A late-night e-mail is sent by the Dean to the entire student body outlining various administrative matters having to do with a grand plan to revamp the Law School’s lighting. Buried somewhere near the end of paragraph two is the mention that the beloved Reading Room is slated to be closed for a full semester – the final semester for about 250 law students who will thereafter never again have the pleasure of sitting on uncomfortable wooden chairs while trying to make out the text of the case book before them in the green lamplight. Despite the strong cloak-and-dagger undertones of the e-mail, we’re fully behind the Dean’s plan to close up shop for renovations, for the same reason some are troubled: the Reading Room is one of the most visible and visited features of the Law School, and having it look and feel its best for years to come is worth the inconvenience of having to find another place to study for a few months.
When it comes right down to it, we all know that denizens of the Reading Room are almost all undergrads or those looking to pick up undergrads (surprisingly similar to Rick’s in that respect, and in the interests of keeping that the only similarity we shouldn’t let the lighting level stay at the Rick’s norm). Yes, the average law student may occasionally go there to do some serious studying once in awhile, but face it – the “halls of knowledge” schtick wears off after the first few months of law school, and the belabored law student is in search of three things: comfortable chairs in which to sit for hours on end, a quiet atmosphere in which to zoom through pages of reading without needless interruption by cadres of giggling undergrads, and good light by which to read so as to minimize the deleterious effect law school is already having on our collective vision. None of those is currently available in the Reading Room. At least after these renovations, one of them will be.
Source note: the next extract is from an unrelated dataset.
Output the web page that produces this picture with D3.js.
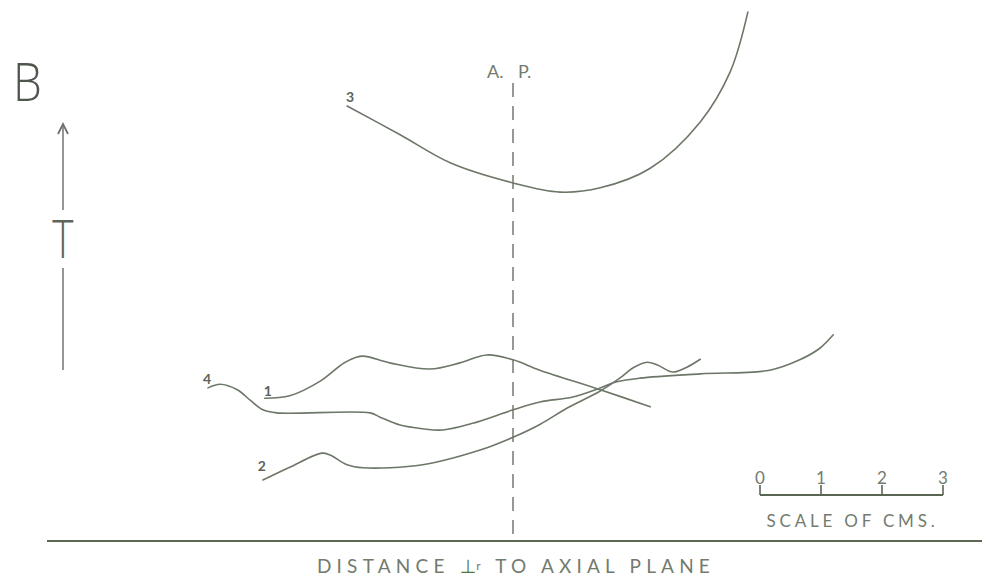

Granted, for those who seriously rely on the Law Quad as primary studying grounds, quarters are bound to get a little tight in the Subs. But maybe it was time to branch out anyway – the Harlan Hatcher Graduate Library is just across South University and boasts individual carols with doors that actually close (though the efficacy of the noise barriers created by said doors is another matter). In addition, Weill Hall, our new neighbor to the south, boasts a nice little reading room of its own, on the third floor, which we’re sure they’d absolutely hate to see law students begin to occupy – but don’t tell us they won’t feel free to avail themselves of the newly refurbished Reading Room once it’s done. And, of course, if you’re still looking to troll for undergrads, you might try either the reading room at Hatcher, one of the reading rooms in the Union, or else the old standby – the Shapiro Undergrad Library, just across the street.
Of course, the most important piece of this cost-benefit analysis is still a little uncertain: will the new lighting scheme actually make any difference to the quality of life in the Reading Room? While it’s impossible to know for sure, we have confidence that the beneficial effects of the renovations will prove at least enough to outweigh the minor inconveniences posed by a semester of construction.